═══ DATA SEGMENT ═══

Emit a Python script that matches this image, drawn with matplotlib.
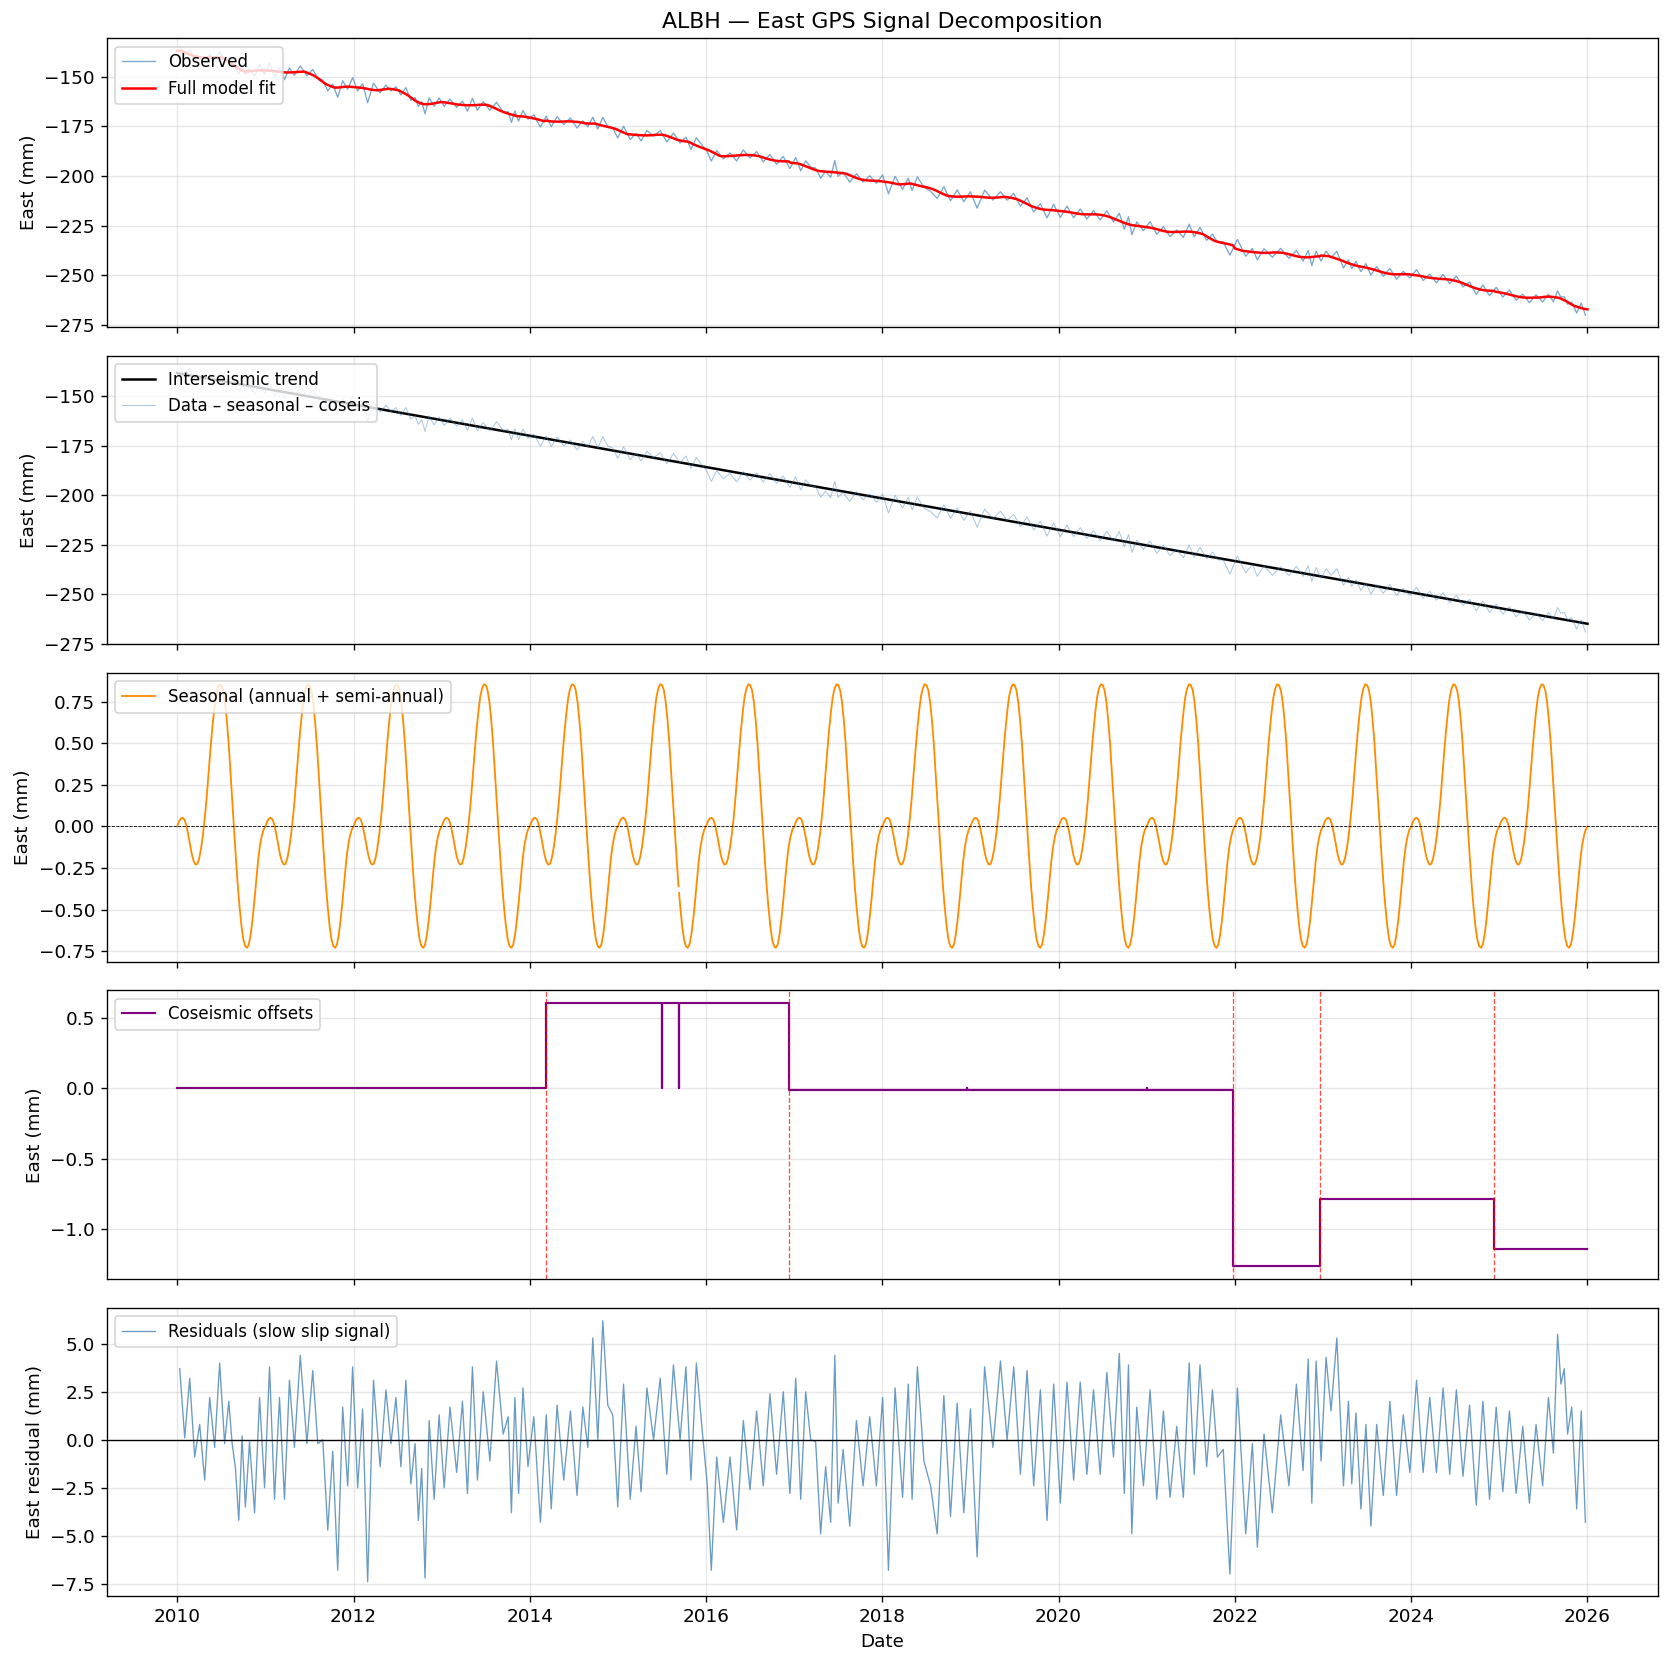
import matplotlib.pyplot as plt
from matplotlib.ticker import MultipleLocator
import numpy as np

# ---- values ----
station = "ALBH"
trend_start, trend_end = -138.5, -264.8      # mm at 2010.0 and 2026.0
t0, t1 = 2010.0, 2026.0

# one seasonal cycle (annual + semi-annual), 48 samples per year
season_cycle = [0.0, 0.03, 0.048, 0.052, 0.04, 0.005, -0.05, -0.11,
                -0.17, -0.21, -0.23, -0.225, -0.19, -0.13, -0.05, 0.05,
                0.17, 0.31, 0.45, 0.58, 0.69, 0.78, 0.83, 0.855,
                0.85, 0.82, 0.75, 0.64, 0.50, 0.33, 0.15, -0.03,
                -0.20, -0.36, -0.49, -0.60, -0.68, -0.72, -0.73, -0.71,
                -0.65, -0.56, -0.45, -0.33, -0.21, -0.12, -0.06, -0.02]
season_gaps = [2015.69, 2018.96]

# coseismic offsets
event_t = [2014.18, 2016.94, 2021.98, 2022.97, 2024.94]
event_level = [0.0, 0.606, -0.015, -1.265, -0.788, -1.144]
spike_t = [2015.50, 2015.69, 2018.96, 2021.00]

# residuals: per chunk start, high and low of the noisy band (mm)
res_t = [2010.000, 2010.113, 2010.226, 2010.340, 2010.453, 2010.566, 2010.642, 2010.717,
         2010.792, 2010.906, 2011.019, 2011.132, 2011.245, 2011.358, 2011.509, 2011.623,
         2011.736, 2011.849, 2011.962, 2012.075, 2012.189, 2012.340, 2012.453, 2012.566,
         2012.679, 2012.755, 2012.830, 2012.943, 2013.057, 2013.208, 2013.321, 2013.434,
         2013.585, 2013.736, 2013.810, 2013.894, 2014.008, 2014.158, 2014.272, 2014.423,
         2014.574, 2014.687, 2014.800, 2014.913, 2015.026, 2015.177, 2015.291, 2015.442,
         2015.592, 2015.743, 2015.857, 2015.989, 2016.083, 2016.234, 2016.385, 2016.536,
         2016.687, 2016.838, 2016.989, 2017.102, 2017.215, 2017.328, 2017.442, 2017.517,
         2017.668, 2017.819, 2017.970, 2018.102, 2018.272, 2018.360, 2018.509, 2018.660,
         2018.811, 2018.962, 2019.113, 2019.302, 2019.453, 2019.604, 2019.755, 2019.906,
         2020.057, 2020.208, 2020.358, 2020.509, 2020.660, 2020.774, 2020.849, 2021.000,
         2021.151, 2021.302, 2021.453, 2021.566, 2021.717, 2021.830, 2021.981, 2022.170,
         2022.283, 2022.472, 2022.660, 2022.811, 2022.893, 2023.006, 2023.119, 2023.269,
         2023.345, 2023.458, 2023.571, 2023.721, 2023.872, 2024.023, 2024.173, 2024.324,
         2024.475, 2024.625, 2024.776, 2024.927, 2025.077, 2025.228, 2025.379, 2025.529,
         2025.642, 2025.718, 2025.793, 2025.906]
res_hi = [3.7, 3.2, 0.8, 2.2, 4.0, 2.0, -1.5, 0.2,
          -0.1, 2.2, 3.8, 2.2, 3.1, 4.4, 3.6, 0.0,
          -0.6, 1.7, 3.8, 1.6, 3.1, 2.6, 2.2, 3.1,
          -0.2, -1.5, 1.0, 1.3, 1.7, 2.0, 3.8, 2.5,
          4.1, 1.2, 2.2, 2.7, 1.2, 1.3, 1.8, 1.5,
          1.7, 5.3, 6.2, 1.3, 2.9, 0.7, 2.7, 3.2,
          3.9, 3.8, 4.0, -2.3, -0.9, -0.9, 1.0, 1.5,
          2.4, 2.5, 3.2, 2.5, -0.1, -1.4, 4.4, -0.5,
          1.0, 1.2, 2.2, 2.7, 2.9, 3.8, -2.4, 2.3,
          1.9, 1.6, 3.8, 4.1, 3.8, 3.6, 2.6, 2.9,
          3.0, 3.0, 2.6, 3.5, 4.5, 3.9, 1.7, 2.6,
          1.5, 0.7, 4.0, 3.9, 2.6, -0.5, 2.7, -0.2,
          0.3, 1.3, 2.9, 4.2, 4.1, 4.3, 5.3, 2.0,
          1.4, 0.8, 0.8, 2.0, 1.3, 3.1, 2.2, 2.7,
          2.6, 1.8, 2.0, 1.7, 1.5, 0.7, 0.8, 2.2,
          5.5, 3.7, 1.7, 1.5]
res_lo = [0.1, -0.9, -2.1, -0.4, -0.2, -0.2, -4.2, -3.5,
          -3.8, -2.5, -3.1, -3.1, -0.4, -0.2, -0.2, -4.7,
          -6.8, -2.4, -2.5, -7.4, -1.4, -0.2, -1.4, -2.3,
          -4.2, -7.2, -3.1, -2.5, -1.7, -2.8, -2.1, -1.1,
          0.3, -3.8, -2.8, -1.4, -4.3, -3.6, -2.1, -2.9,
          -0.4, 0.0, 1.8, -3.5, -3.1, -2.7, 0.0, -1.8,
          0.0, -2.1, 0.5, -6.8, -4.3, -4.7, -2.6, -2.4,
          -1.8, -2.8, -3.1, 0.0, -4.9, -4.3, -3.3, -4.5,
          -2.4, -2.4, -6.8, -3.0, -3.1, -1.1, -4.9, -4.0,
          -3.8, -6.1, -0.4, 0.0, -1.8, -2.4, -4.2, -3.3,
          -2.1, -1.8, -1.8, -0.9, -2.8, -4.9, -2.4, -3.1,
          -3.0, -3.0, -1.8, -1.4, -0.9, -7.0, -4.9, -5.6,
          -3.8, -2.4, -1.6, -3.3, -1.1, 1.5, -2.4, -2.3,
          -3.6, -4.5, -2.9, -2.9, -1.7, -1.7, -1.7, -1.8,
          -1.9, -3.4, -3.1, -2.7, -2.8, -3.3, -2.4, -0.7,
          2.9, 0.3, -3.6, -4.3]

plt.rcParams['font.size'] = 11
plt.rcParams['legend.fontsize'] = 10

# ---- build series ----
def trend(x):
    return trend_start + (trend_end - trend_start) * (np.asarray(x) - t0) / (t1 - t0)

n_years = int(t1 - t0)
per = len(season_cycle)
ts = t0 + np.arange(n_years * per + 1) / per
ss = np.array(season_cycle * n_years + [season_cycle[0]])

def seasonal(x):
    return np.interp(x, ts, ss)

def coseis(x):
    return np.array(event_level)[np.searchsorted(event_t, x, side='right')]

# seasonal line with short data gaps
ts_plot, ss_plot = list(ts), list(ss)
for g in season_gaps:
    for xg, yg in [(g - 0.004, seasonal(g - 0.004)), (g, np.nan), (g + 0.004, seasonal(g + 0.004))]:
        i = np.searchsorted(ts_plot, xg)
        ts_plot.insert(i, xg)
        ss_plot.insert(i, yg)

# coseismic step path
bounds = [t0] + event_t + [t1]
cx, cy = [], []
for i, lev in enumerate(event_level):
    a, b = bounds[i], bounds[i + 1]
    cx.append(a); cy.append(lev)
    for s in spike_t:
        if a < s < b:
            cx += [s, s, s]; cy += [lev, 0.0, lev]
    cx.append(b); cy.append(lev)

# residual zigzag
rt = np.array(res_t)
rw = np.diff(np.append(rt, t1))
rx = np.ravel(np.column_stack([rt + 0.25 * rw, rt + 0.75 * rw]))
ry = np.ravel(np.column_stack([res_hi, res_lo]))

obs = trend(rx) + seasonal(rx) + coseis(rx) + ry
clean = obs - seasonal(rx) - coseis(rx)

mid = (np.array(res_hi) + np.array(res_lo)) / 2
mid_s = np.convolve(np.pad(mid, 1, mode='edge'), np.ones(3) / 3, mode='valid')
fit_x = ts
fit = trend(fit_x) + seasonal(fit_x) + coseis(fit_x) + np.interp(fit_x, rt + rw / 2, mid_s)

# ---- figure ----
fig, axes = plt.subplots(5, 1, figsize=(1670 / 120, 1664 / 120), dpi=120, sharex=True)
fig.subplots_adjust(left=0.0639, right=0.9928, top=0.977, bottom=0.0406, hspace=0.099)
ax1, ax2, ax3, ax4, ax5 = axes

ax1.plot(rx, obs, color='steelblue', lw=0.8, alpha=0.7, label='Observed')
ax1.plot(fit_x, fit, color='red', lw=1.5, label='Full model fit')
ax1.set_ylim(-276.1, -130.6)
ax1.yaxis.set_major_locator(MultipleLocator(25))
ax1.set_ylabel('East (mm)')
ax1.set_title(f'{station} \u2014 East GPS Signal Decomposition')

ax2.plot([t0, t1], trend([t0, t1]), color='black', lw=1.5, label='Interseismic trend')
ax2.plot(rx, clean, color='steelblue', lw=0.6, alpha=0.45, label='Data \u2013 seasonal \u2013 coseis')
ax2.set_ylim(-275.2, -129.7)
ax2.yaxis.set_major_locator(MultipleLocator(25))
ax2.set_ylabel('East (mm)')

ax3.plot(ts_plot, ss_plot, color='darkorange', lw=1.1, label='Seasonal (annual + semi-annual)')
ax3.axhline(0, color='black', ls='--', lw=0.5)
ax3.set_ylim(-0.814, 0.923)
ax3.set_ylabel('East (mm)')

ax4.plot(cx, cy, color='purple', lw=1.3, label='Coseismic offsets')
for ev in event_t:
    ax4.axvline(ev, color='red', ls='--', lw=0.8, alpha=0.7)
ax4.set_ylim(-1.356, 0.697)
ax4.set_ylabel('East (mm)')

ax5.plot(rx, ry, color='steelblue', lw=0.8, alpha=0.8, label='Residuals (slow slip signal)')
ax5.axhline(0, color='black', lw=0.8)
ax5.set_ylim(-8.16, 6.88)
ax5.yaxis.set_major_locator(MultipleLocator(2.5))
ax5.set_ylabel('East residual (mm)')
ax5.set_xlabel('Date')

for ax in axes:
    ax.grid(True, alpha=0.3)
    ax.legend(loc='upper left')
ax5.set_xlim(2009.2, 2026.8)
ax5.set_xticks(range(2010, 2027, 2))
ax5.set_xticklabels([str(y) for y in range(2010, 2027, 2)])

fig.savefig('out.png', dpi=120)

═══

Write out again, exactly, the lines from the start of the listing up to the line containing "spike_t = [2015.50, 2015.69, 2018.96, 2021.00]", with both ends and without pictures.

Emit a Python script that matches this image, drawn with matplotlib.
import matplotlib.pyplot as plt
from matplotlib.ticker import MultipleLocator
import numpy as np

# ---- values ----
station = "ALBH"
trend_start, trend_end = -138.5, -264.8      # mm at 2010.0 and 2026.0
t0, t1 = 2010.0, 2026.0

# one seasonal cycle (annual + semi-annual), 48 samples per year
season_cycle = [0.0, 0.03, 0.048, 0.052, 0.04, 0.005, -0.05, -0.11,
                -0.17, -0.21, -0.23, -0.225, -0.19, -0.13, -0.05, 0.05,
                0.17, 0.31, 0.45, 0.58, 0.69, 0.78, 0.83, 0.855,
                0.85, 0.82, 0.75, 0.64, 0.50, 0.33, 0.15, -0.03,
                -0.20, -0.36, -0.49, -0.60, -0.68, -0.72, -0.73, -0.71,
                -0.65, -0.56, -0.45, -0.33, -0.21, -0.12, -0.06, -0.02]
season_gaps = [2015.69, 2018.96]

# coseismic offsets
event_t = [2014.18, 2016.94, 2021.98, 2022.97, 2024.94]
event_level = [0.0, 0.606, -0.015, -1.265, -0.788, -1.144]
spike_t = [2015.50, 2015.69, 2018.96, 2021.00]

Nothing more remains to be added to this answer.